A Pentagon task force is proposing the largest overhaul of the military retirement system in 50 years that will do away with a traditional pension system, opting instead for a 401(k)-style contribution program.
Under the newly proposed Defense Business Board plan, all troops would receive yearly retirement contributions if they served at least 20 years -- a stipulation of the existing system. The money, however, would not vest until service reached at least three to five years and would then be payable at retirement age. If personnel left before that three- to five-year mark, the time served would be rolled over into Social Security.

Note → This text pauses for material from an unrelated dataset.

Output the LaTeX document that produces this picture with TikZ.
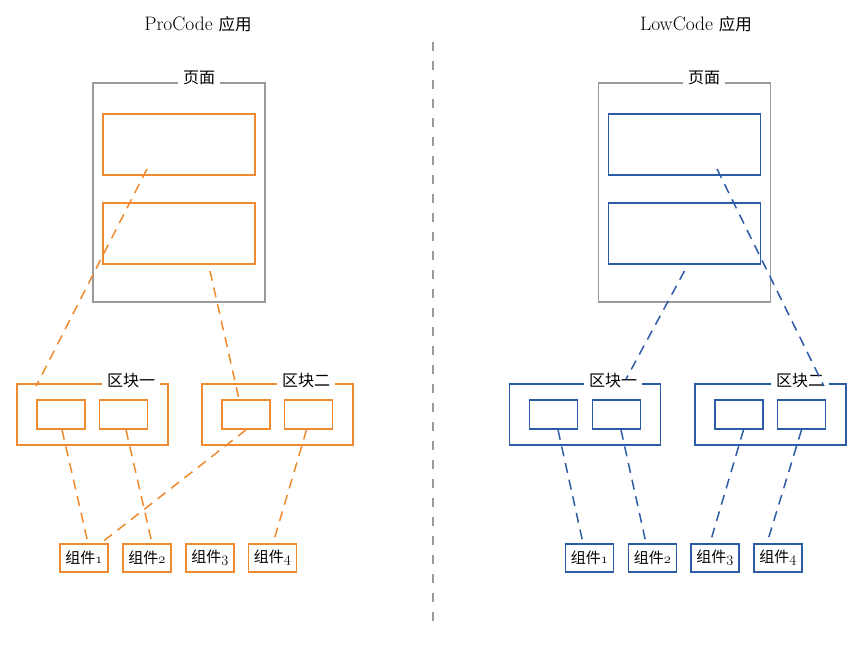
\documentclass[tikz,border=0pt]{standalone}
\usepackage{fontspec}
\newfontfamily\cjk{Noto Sans CJK SC}
\usepackage{tikz}

\definecolor{procode}{HTML}{EF8A2E}
\definecolor{lowcode}{HTML}{2C5CA6}
\definecolor{pagegray}{HTML}{9A9A9A}

\newcommand\osn[1]{\ensuremath{\mathnormal{#1}}}

\tikzset{
	pagebox/.style={draw=pagegray, line width=1.6pt, minimum width=172pt, minimum height=219pt, inner sep=0pt},
	secbox/.style={line width=1.8pt, minimum width=152pt, minimum height=61pt, inner sep=0pt},
	blockbox/.style={line width=1.8pt, minimum width=151pt, minimum height=61pt, inner sep=0pt},
	slotbox/.style={line width=1.8pt, minimum width=48pt, minimum height=29pt, inner sep=0pt},
	compbox/.style={line width=1.8pt, minimum width=48pt, minimum height=28pt, inner sep=0pt, font=\fontsize{15}{17}\selectfont},
	boxlabel/.style={fill=white, inner xsep=5pt, inner ysep=1pt, font=\fontsize{16}{18}\selectfont\cjk},
	titlelabel/.style={font=\fontsize{19.5}{22}\selectfont},
	link/.style={line width=1.5pt, dash pattern=on 10pt off 7pt},
}

\begin{document}
\begin{tikzpicture}[x=1pt, y=-1pt]
		\useasboundingbox (0,0) rectangle (866,645);
		
		\draw[pagegray, line width=1.4pt, dash pattern=on 9pt off 10pt] (433,42) -- (433,628);
		
		% ProCode
		\node[titlelabel] (pl_title) at (198,24) {ProCode {\fontsize{16.5}{20}\selectfont\cjk 应用}};
		\node[pagebox] (pl_page) at (179,192.5) {};
		\node[boxlabel] (pl_page_t) at (199,78) {页面};
		\node[secbox, draw=procode] (pl_sec1) at (179,144.5) {};
		\node[secbox, draw=procode] (pl_sec2) at (179,233.5) {};
		
		\node[blockbox, draw=procode] (pl_blk1) at (92.5,414.5) {};
		\node[boxlabel] (pl_blk1_t) at (131,381) {区块一};
		\node[slotbox, draw=procode] (pl_blk1a) at (61,414.5) {};
		\node[slotbox, draw=procode] (pl_blk1b) at (123.5,414.5) {};
		
		\node[blockbox, draw=procode] (pl_blk2) at (277.5,414.5) {};
		\node[boxlabel] (pl_blk2_t) at (306,381) {区块二};
		\node[slotbox, draw=procode] (pl_blk2a) at (246,414.5) {};
		\node[slotbox, draw=procode] (pl_blk2b) at (308.5,414.5) {};
		
		\node[compbox, draw=procode] (pl_comp1) at (84,558) {{\cjk 组件}\osn{1}};
		\node[compbox, draw=procode] (pl_comp2) at (147,558) {{\cjk 组件}\osn{2}};
		\node[compbox, draw=procode] (pl_comp3) at (210,558) {{\cjk 组件}\osn{3}};
		\node[compbox, draw=procode] (pl_comp4) at (272.5,558) {{\cjk 组件}\osn{4}};
		
		\draw[link, procode] ([xshift=-32pt,yshift=7pt]pl_sec1.south) -- ([xshift=20pt,yshift=-3pt]pl_blk1.north west);
		\draw[link, procode] ([xshift=31pt,yshift=-6pt]pl_sec2.south) -- ([xshift=-7pt]pl_blk2a.north);
		\draw[link, procode] ([xshift=1pt]pl_blk1a.south) -- ([xshift=4pt]pl_comp1.north);
		\draw[link, procode] ([xshift=2.5pt]pl_blk1b.south) -- ([xshift=5pt]pl_comp2.north);
		\draw[link, procode] (pl_blk2a.south) -- ([xshift=-8pt]pl_comp1.north east);
		\draw[link, procode] ([xshift=-2pt]pl_blk2b.south) -- ([xshift=0.5pt]pl_comp4.north);
		
		% LowCode
		\node[titlelabel] (pr_title) at (696,24) {LowCode {\fontsize{16.5}{20}\selectfont\cjk 应用}};
		\node[pagebox] (pr_page) at (684.5,192.5) {};
		\node[boxlabel] (pr_page_t) at (704,78) {页面};
		\node[secbox, draw=lowcode] (pr_sec1) at (684.5,144.5) {};
		\node[secbox, draw=lowcode] (pr_sec2) at (684.5,233.5) {};
		
		\node[blockbox, draw=lowcode] (pr_blk1) at (585,414.5) {};
		\node[boxlabel] (pr_blk1_t) at (613,381) {区块一};
		\node[slotbox, draw=lowcode] (pr_blk1a) at (553.5,414.5) {};
		\node[slotbox, draw=lowcode] (pr_blk1b) at (616.5,414.5) {};
		
		\node[blockbox, draw=lowcode] (pr_blk2) at (770.5,414.5) {};
		\node[boxlabel] (pr_blk2_t) at (800,381) {区块二};
		\node[slotbox, draw=lowcode] (pr_blk2a) at (739,414.5) {};
		\node[slotbox, draw=lowcode] (pr_blk2b) at (801.5,414.5) {};
		
		\node[compbox, draw=lowcode] (pr_comp1) at (589.5,558) {{\cjk 组件}\osn{1}};
		\node[compbox, draw=lowcode] (pr_comp2) at (652.5,558) {{\cjk 组件}\osn{2}};
		\node[compbox, draw=lowcode] (pr_comp3) at (715,558) {{\cjk 组件}\osn{3}};
		\node[compbox, draw=lowcode] (pr_comp4) at (778,558) {{\cjk 组件}\osn{4}};
		
		\draw[link, lowcode] ([xshift=32.5pt,yshift=7pt]pr_sec1.south) -- ([xshift=-23pt,yshift=-3pt]pr_blk2.north east);
		\draw[link, lowcode] ([yshift=-6pt]pr_sec2.south) -- ([xshift=41pt,yshift=4pt]pr_blk1.north);
		\draw[link, lowcode] ([xshift=4.5pt]pr_blk1a.south) -- ([xshift=-6.5pt]pr_comp1.north);
		\draw[link, lowcode] ([xshift=4.5pt]pr_blk1b.south) -- ([xshift=-6.5pt]pr_comp2.north);
		\draw[link, lowcode] ([xshift=4.5pt]pr_blk2a.south) -- ([xshift=-5pt]pr_comp3.north);
		\draw[link, lowcode] (pr_blk2b.south) -- ([xshift=-11pt]pr_comp4.north);
	\end{tikzpicture}
\end{document}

The central feature of the new DBB proposal would be a mandatory “Uniformed Military Personnel Thrift Savings Plan (TSP)” in which the contributions by the Department of Defense and the individual service member would be deposited. There is already a TSP program in operation, established by Congress in 1986 for both federal employees and service personnel. But those TSPs are voluntary and only include employee contributions.
The new TSPs -- functioning as a 401(k)-style account -- could include a government contribution amounting to as much as 16.5 percent of the member’s annual pay, as well as a maximum annual tax-deferred contribution limit of $16,500 by members. In addition, there is a $5,500 annual tax-deferred “Catch-up Contribution” for service people age 50 or older, and adjustments for those serving in a combat zone. The proposed DBB retirement program would not impact disabled veterans or current retirees.
Under the existing Defense Department pension system, personnel with at least 20 years of active service can retire with a lifetime annuity of 50 percent of their highest average salary from their last 36 months of employment. According to the DBB, the new TSPs would function much like the current voluntary TSPs for federal employees.